### WHAT IS NEEDED
Within the entries below, please return exactly the lines from the one with "Clone this chart" through the one with "import * as", leaving out any pictures.

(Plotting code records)

* begin *

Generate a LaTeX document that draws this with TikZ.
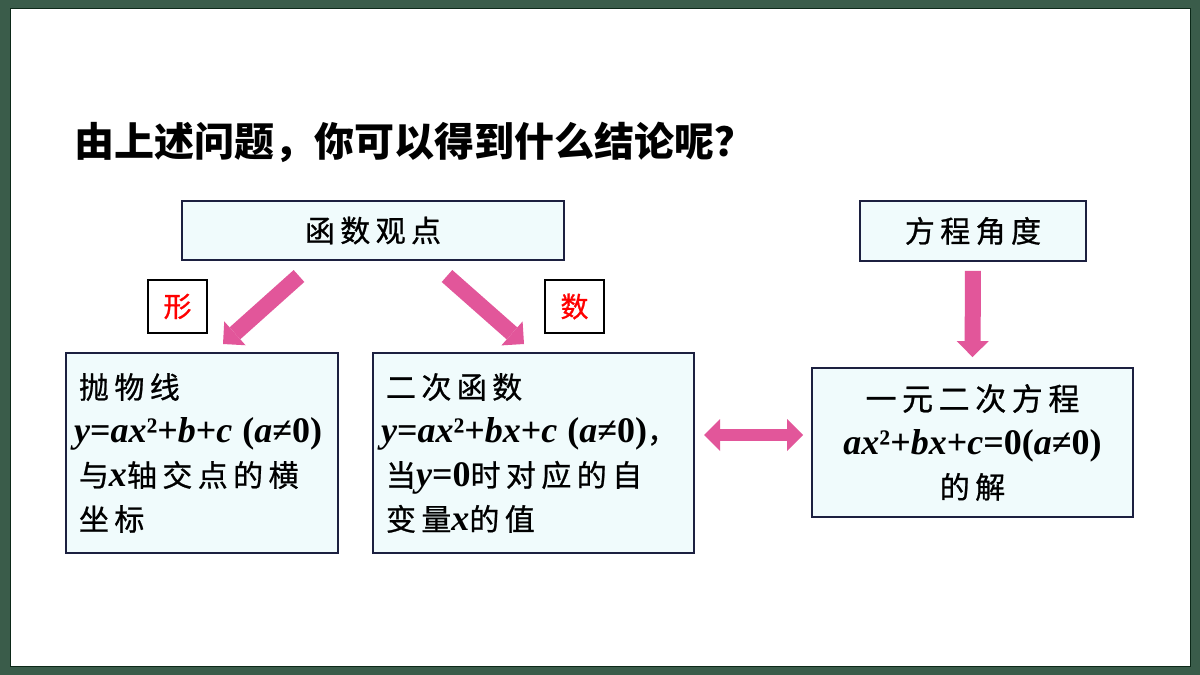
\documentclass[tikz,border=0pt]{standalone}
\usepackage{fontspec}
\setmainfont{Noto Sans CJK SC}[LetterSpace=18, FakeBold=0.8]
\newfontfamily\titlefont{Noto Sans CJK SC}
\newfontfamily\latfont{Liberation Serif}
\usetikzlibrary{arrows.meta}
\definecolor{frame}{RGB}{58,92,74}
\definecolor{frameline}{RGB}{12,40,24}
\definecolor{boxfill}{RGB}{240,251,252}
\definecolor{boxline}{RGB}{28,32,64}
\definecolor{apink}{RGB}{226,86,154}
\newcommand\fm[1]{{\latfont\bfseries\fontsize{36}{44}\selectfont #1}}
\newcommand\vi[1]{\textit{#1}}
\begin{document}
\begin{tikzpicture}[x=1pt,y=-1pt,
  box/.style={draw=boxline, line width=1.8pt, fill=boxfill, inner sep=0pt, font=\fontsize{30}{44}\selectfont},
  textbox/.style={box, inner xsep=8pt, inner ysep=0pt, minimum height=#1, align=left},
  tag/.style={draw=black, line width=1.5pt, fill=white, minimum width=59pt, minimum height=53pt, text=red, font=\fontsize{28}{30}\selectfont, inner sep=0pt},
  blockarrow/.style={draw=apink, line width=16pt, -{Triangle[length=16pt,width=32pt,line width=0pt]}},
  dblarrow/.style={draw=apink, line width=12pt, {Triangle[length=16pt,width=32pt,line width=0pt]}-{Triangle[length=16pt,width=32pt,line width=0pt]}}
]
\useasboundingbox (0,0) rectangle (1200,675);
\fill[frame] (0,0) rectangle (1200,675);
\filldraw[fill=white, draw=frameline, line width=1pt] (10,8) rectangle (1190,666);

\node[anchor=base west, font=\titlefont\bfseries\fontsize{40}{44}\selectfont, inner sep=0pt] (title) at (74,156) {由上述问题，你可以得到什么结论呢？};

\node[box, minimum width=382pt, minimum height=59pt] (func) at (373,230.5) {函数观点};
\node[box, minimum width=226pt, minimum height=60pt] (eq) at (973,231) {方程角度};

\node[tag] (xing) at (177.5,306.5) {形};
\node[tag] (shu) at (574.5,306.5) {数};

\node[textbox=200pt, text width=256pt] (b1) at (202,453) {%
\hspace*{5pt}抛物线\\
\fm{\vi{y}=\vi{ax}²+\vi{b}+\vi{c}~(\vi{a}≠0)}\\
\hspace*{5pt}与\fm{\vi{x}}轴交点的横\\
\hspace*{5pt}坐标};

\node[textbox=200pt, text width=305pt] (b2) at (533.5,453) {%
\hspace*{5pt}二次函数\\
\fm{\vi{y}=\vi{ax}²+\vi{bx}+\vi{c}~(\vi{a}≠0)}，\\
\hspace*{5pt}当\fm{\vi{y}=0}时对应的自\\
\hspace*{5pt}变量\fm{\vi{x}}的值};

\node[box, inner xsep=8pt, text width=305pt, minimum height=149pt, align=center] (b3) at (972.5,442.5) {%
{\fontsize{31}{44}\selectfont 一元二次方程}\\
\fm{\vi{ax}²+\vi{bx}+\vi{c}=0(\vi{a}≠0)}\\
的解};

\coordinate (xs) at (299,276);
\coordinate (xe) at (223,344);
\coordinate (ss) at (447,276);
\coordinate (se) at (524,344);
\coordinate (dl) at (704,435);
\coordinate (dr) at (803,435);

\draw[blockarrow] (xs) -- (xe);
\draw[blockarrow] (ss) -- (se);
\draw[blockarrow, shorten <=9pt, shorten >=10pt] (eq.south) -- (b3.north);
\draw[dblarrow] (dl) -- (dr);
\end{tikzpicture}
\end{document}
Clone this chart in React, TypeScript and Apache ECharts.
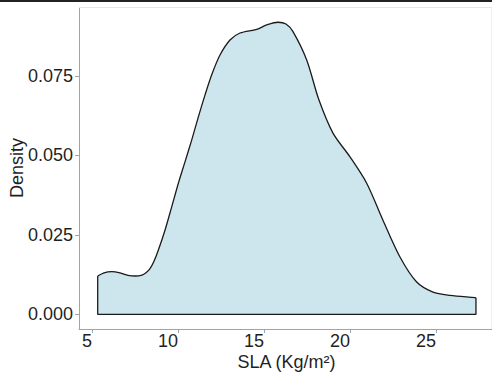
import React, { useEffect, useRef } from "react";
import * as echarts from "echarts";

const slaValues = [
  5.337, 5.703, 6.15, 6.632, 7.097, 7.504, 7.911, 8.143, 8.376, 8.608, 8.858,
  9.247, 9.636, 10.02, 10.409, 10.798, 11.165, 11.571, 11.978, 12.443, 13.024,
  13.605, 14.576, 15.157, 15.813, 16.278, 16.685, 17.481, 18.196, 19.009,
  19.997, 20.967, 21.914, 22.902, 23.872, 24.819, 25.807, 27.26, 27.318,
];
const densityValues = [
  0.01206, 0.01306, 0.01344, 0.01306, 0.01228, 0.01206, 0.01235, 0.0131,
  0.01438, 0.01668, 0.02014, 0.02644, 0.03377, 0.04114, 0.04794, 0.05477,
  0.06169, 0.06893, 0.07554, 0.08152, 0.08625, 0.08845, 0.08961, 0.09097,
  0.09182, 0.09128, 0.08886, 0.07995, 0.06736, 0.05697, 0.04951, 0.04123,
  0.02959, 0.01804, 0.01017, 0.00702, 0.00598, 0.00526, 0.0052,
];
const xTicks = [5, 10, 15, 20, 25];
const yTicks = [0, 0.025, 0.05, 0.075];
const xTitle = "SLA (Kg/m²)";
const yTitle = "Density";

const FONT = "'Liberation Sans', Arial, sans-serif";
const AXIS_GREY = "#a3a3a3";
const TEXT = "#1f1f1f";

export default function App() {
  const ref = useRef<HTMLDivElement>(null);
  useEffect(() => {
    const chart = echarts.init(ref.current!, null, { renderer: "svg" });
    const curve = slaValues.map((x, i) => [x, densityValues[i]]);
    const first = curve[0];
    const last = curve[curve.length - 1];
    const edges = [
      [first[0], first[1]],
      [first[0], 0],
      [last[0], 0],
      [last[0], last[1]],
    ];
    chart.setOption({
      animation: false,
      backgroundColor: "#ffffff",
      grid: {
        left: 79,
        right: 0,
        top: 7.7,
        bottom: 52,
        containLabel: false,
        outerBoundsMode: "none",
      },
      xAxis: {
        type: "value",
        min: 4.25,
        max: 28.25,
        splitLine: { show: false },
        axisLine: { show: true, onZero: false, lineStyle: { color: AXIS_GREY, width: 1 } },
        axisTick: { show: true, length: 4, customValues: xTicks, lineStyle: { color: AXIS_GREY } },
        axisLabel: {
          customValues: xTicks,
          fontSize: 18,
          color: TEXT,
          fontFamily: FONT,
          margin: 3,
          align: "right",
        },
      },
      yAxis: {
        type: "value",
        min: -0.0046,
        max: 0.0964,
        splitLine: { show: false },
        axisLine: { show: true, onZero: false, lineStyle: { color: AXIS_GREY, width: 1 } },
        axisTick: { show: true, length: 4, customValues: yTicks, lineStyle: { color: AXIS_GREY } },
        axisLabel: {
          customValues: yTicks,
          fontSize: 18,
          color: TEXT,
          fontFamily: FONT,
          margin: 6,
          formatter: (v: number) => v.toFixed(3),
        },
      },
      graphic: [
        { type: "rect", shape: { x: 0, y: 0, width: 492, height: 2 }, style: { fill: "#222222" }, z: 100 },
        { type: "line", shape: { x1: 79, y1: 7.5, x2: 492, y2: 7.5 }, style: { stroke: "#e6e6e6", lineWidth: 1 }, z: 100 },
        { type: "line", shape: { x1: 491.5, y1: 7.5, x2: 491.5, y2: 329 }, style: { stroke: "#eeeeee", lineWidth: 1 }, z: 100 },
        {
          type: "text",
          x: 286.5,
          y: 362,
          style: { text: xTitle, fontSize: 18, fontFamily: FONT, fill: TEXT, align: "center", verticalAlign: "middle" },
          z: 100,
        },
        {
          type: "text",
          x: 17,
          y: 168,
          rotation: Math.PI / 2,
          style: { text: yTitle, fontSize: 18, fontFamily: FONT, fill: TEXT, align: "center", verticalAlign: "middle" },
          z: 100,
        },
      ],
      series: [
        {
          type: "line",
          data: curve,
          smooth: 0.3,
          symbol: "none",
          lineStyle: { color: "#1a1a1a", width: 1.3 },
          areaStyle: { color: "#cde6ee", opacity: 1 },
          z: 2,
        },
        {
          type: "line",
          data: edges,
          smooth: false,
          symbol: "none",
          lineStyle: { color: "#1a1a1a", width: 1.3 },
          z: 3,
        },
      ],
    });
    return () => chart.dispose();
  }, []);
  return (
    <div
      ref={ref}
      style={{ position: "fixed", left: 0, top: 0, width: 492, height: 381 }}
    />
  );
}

* end *

### OUTPUT BELOW
Clone this chart in React, TypeScript and Apache ECharts.
import React, { useEffect, useRef } from "react";
import * as echarts from "echarts";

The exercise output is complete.